Entries with chart source code
....................
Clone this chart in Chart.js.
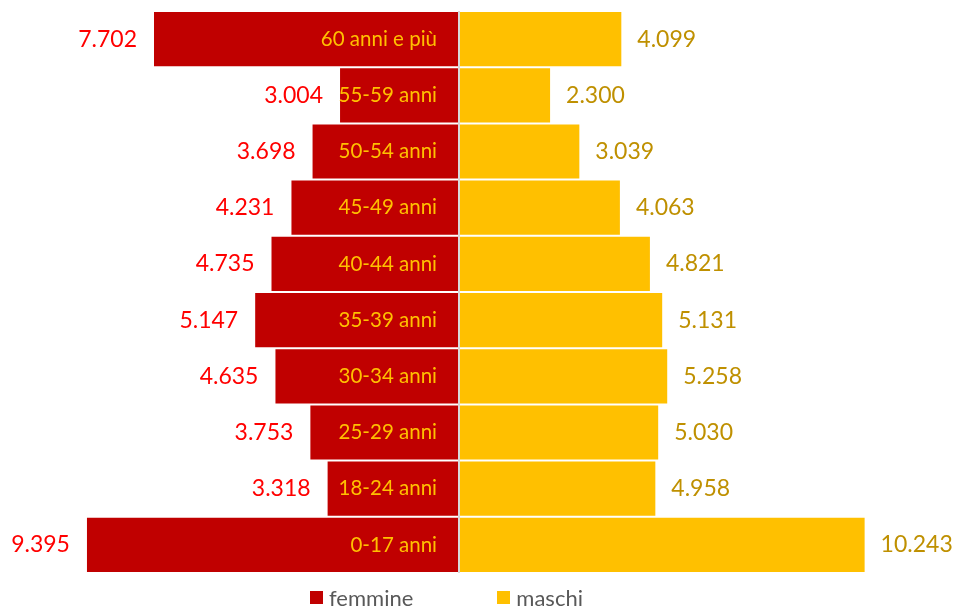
<!DOCTYPE html>
<html>
<head>
<meta charset="utf-8">
<script src="https://cdn.jsdelivr.net/npm/chart.js@4"></script>
<style>
  body { margin: 0; background: #fff; }
  #wrap { position: relative; width: 958px; height: 609px; }
  #legend {
    position: absolute; left: 310px; top: 584px;
    display: flex; gap: 84px;
    font-family: Lato, sans-serif; font-size: 22px; color: #595959;
  }
  #legend span { display: flex; align-items: center; }
  #legend i { display: inline-block; width: 13px; height: 13px; margin-right: 6px; }
</style>
</head>
<body>
<div id="wrap">
  <canvas id="pyramid"></canvas>
  <div id="legend">
    <span><i style="background:#C00000"></i>femmine</span>
    <span><i style="background:#FFC000"></i>maschi</span>
  </div>
</div>
<script>
const ageGroups = ['60 anni e più', '55-59 anni', '50-54 anni', '45-49 anni', '40-44 anni',
                   '35-39 anni', '30-34 anni', '25-29 anni', '18-24 anni', '0-17 anni'];
const femmine = [7702, 3004, 3698, 4231, 4735, 5147, 4635, 3753, 3318, 9395];
const maschi = [4099, 2300, 3039, 4063, 4821, 5131, 5258, 5030, 4958, 10243];

function fmt(n) {
    return String(Math.abs(n)).replace(/\B(?=(\d{3})+(?!\d))/g, '.');
}

// value labels, age labels and the centre line
const labelPlugin = {
    id: 'pyramidLabels',
    afterDatasetsDraw(chart) {
        const ctx = chart.ctx;
        const x0 = chart.scales.x.getPixelForValue(0);
        ctx.save();
        ctx.strokeStyle = '#d9d9d9';
        ctx.lineWidth = 2;
        ctx.beginPath();
        ctx.moveTo(x0, chart.chartArea.top);
        ctx.lineTo(x0, chart.chartArea.bottom);
        ctx.stroke();

        ctx.textBaseline = 'middle';
        const fem = chart.getDatasetMeta(0).data;
        const mas = chart.getDatasetMeta(1).data;
        fem.forEach((bar, i) => {
            ctx.font = '23px Lato, sans-serif';
            ctx.fillStyle = '#FF0000';
            ctx.textAlign = 'right';
            ctx.fillText(fmt(femmine[i]), bar.x - 17, bar.y);
            ctx.font = '20.5px Lato, sans-serif';
            ctx.fillStyle = '#FFC000';
            ctx.fillText(ageGroups[i], x0 - 22, bar.y);
        });
        mas.forEach((bar, i) => {
            ctx.font = '23px Lato, sans-serif';
            ctx.fillStyle = '#BF9000';
            ctx.textAlign = 'left';
            ctx.fillText(fmt(maschi[i]), bar.x + 16, bar.y);
        });
        ctx.restore();
    }
};

new Chart(document.getElementById('pyramid'), {
    type: 'bar',
    data: {
        labels: ageGroups,
        datasets: [{
            label: 'femmine',
            data: femmine.map(v => -v),
            backgroundColor: '#C00000'
        }, {
            label: 'maschi',
            data: maschi,
            backgroundColor: '#FFC000'
        }]
    },
    options: {
        indexAxis: 'y',
        responsive: true,
        maintainAspectRatio: false,
        animation: false,
        layout: { padding: { top: 11, bottom: 36, left: 0, right: 0 } },
        datasets: {
            bar: { categoryPercentage: 0.965, barPercentage: 1, grouped: false }
        },
        scales: {
            x: { display: false, min: -11591, max: 12601 },
            y: { display: false, stacked: true }
        },
        plugins: {
            legend: { display: false },
            tooltip: { enabled: false }
        }
    },
    plugins: [labelPlugin]
});
</script>
</body>
</html>
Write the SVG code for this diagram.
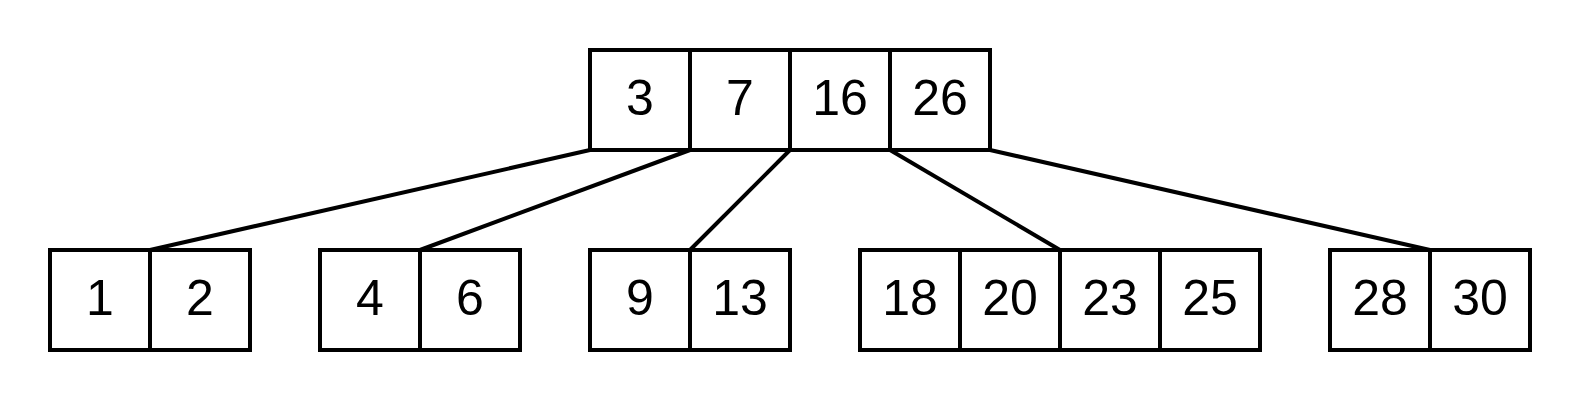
<svg xmlns="http://www.w3.org/2000/svg" width="1580" height="400" viewBox="0 0 1580 400">
<style>
.c{fill:#fff;stroke:#000;stroke-width:4}
.t{font-family:"Liberation Sans",Arial,sans-serif;font-size:50px;text-anchor:middle;fill:#000}
.e{stroke:#000;stroke-width:4;fill:none}
</style>
<rect width="1580" height="400" fill="#fff"/>
<g id="connectors">
<line class="e" x1="590" y1="150" x2="150" y2="250"/>
<line class="e" x1="690" y1="150" x2="420" y2="250"/>
<line class="e" x1="790" y1="150" x2="690" y2="250"/>
<line class="e" x1="890" y1="150" x2="1060" y2="250"/>
<line class="e" x1="990" y1="150" x2="1430" y2="250"/>
</g>
<g id="root">
<rect class="c" x="590" y="50" width="100" height="100"/>
<rect class="c" x="690" y="50" width="100" height="100"/>
<rect class="c" x="790" y="50" width="100" height="100"/>
<rect class="c" x="890" y="50" width="100" height="100"/>
<text class="t" x="640" y="115">3</text>
<text class="t" x="740" y="115">7</text>
<text class="t" x="840" y="115">16</text>
<text class="t" x="940" y="115">26</text>
</g>
<g id="leaf1">
<rect class="c" x="50" y="250" width="100" height="100"/>
<rect class="c" x="150" y="250" width="100" height="100"/>
<text class="t" x="100" y="315">1</text>
<text class="t" x="200" y="315">2</text>
</g>
<g id="leaf2">
<rect class="c" x="320" y="250" width="100" height="100"/>
<rect class="c" x="420" y="250" width="100" height="100"/>
<text class="t" x="370" y="315">4</text>
<text class="t" x="470" y="315">6</text>
</g>
<g id="leaf3">
<rect class="c" x="590" y="250" width="100" height="100"/>
<rect class="c" x="690" y="250" width="100" height="100"/>
<text class="t" x="640" y="315">9</text>
<text class="t" x="740" y="315">13</text>
</g>
<g id="leaf4">
<rect class="c" x="860" y="250" width="100" height="100"/>
<rect class="c" x="960" y="250" width="100" height="100"/>
<rect class="c" x="1060" y="250" width="100" height="100"/>
<rect class="c" x="1160" y="250" width="100" height="100"/>
<text class="t" x="910" y="315">18</text>
<text class="t" x="1010" y="315">20</text>
<text class="t" x="1110" y="315">23</text>
<text class="t" x="1210" y="315">25</text>
</g>
<g id="leaf5">
<rect class="c" x="1330" y="250" width="100" height="100"/>
<rect class="c" x="1430" y="250" width="100" height="100"/>
<text class="t" x="1380" y="315">28</text>
<text class="t" x="1480" y="315">30</text>
</g>
</svg>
....................
• _TO BE DONE_
Output the data above without changes, apart from leaving out the pictures.

• _EXPECTED OUTPUT_
Clone this chart in Chart.js.
<!DOCTYPE html>
<html>
<head>
<meta charset="utf-8">
<script src="https://cdn.jsdelivr.net/npm/chart.js@4"></script>
<style>
  body { margin: 0; background: #fff; }
  #wrap { position: relative; width: 958px; height: 609px; }
  #legend {
    position: absolute; left: 310px; top: 584px;
    display: flex; gap: 84px;
    font-family: Lato, sans-serif; font-size: 22px; color: #595959;
  }
  #legend span { display: flex; align-items: center; }
  #legend i { display: inline-block; width: 13px; height: 13px; margin-right: 6px; }
</style>
</head>
<body>
<div id="wrap">
  <canvas id="pyramid"></canvas>
  <div id="legend">
    <span><i style="background:#C00000"></i>femmine</span>
    <span><i style="background:#FFC000"></i>maschi</span>
  </div>
</div>
<script>
const ageGroups = ['60 anni e più', '55-59 anni', '50-54 anni', '45-49 anni', '40-44 anni',
                   '35-39 anni', '30-34 anni', '25-29 anni', '18-24 anni', '0-17 anni'];
const femmine = [7702, 3004, 3698, 4231, 4735, 5147, 4635, 3753, 3318, 9395];
const maschi = [4099, 2300, 3039, 4063, 4821, 5131, 5258, 5030, 4958, 10243];

function fmt(n) {
    return String(Math.abs(n)).replace(/\B(?=(\d{3})+(?!\d))/g, '.');
}

// value labels, age labels and the centre line
const labelPlugin = {
    id: 'pyramidLabels',
    afterDatasetsDraw(chart) {
        const ctx = chart.ctx;
        const x0 = chart.scales.x.getPixelForValue(0);
        ctx.save();
        ctx.strokeStyle = '#d9d9d9';
        ctx.lineWidth = 2;
        ctx.beginPath();
        ctx.moveTo(x0, chart.chartArea.top);
        ctx.lineTo(x0, chart.chartArea.bottom);
        ctx.stroke();

        ctx.textBaseline = 'middle';
        const fem = chart.getDatasetMeta(0).data;
        const mas = chart.getDatasetMeta(1).data;
        fem.forEach((bar, i) => {
            ctx.font = '23px Lato, sans-serif';
            ctx.fillStyle = '#FF0000';
            ctx.textAlign = 'right';
            ctx.fillText(fmt(femmine[i]), bar.x - 17, bar.y);
            ctx.font = '20.5px Lato, sans-serif';
            ctx.fillStyle = '#FFC000';
            ctx.fillText(ageGroups[i], x0 - 22, bar.y);
        });
        mas.forEach((bar, i) => {
            ctx.font = '23px Lato, sans-serif';
            ctx.fillStyle = '#BF9000';
            ctx.textAlign = 'left';
            ctx.fillText(fmt(maschi[i]), bar.x + 16, bar.y);
        });
        ctx.restore();
    }
};

new Chart(document.getElementById('pyramid'), {
    type: 'bar',
    data: {
        labels: ageGroups,
        datasets: [{
            label: 'femmine',
            data: femmine.map(v => -v),
            backgroundColor: '#C00000'
        }, {
            label: 'maschi',
            data: maschi,
            backgroundColor: '#FFC000'
        }]
    },
    options: {
        indexAxis: 'y',
        responsive: true,
        maintainAspectRatio: false,
        animation: false,
        layout: { padding: { top: 11, bottom: 36, left: 0, right: 0 } },
        datasets: {
            bar: { categoryPercentage: 0.965, barPercentage: 1, grouped: false }
        },
        scales: {
            x: { display: false, min: -11591, max: 12601 },
            y: { display: false, stacked: true }
        },
        plugins: {
            legend: { display: false },
            tooltip: { enabled: false }
        }
    },
    plugins: [labelPlugin]
});
</script>
</body>
</html>
Write the SVG code for this diagram.
<svg xmlns="http://www.w3.org/2000/svg" width="1580" height="400" viewBox="0 0 1580 400">
<style>
.c{fill:#fff;stroke:#000;stroke-width:4}
.t{font-family:"Liberation Sans",Arial,sans-serif;font-size:50px;text-anchor:middle;fill:#000}
.e{stroke:#000;stroke-width:4;fill:none}
</style>
<rect width="1580" height="400" fill="#fff"/>
<g id="connectors">
<line class="e" x1="590" y1="150" x2="150" y2="250"/>
<line class="e" x1="690" y1="150" x2="420" y2="250"/>
<line class="e" x1="790" y1="150" x2="690" y2="250"/>
<line class="e" x1="890" y1="150" x2="1060" y2="250"/>
<line class="e" x1="990" y1="150" x2="1430" y2="250"/>
</g>
<g id="root">
<rect class="c" x="590" y="50" width="100" height="100"/>
<rect class="c" x="690" y="50" width="100" height="100"/>
<rect class="c" x="790" y="50" width="100" height="100"/>
<rect class="c" x="890" y="50" width="100" height="100"/>
<text class="t" x="640" y="115">3</text>
<text class="t" x="740" y="115">7</text>
<text class="t" x="840" y="115">16</text>
<text class="t" x="940" y="115">26</text>
</g>
<g id="leaf1">
<rect class="c" x="50" y="250" width="100" height="100"/>
<rect class="c" x="150" y="250" width="100" height="100"/>
<text class="t" x="100" y="315">1</text>
<text class="t" x="200" y="315">2</text>
</g>
<g id="leaf2">
<rect class="c" x="320" y="250" width="100" height="100"/>
<rect class="c" x="420" y="250" width="100" height="100"/>
<text class="t" x="370" y="315">4</text>
<text class="t" x="470" y="315">6</text>
</g>
<g id="leaf3">
<rect class="c" x="590" y="250" width="100" height="100"/>
<rect class="c" x="690" y="250" width="100" height="100"/>
<text class="t" x="640" y="315">9</text>
<text class="t" x="740" y="315">13</text>
</g>
<g id="leaf4">
<rect class="c" x="860" y="250" width="100" height="100"/>
<rect class="c" x="960" y="250" width="100" height="100"/>
<rect class="c" x="1060" y="250" width="100" height="100"/>
<rect class="c" x="1160" y="250" width="100" height="100"/>
<text class="t" x="910" y="315">18</text>
<text class="t" x="1010" y="315">20</text>
<text class="t" x="1110" y="315">23</text>
<text class="t" x="1210" y="315">25</text>
</g>
<g id="leaf5">
<rect class="c" x="1330" y="250" width="100" height="100"/>
<rect class="c" x="1430" y="250" width="100" height="100"/>
<text class="t" x="1380" y="315">28</text>
<text class="t" x="1480" y="315">30</text>
</g>
</svg>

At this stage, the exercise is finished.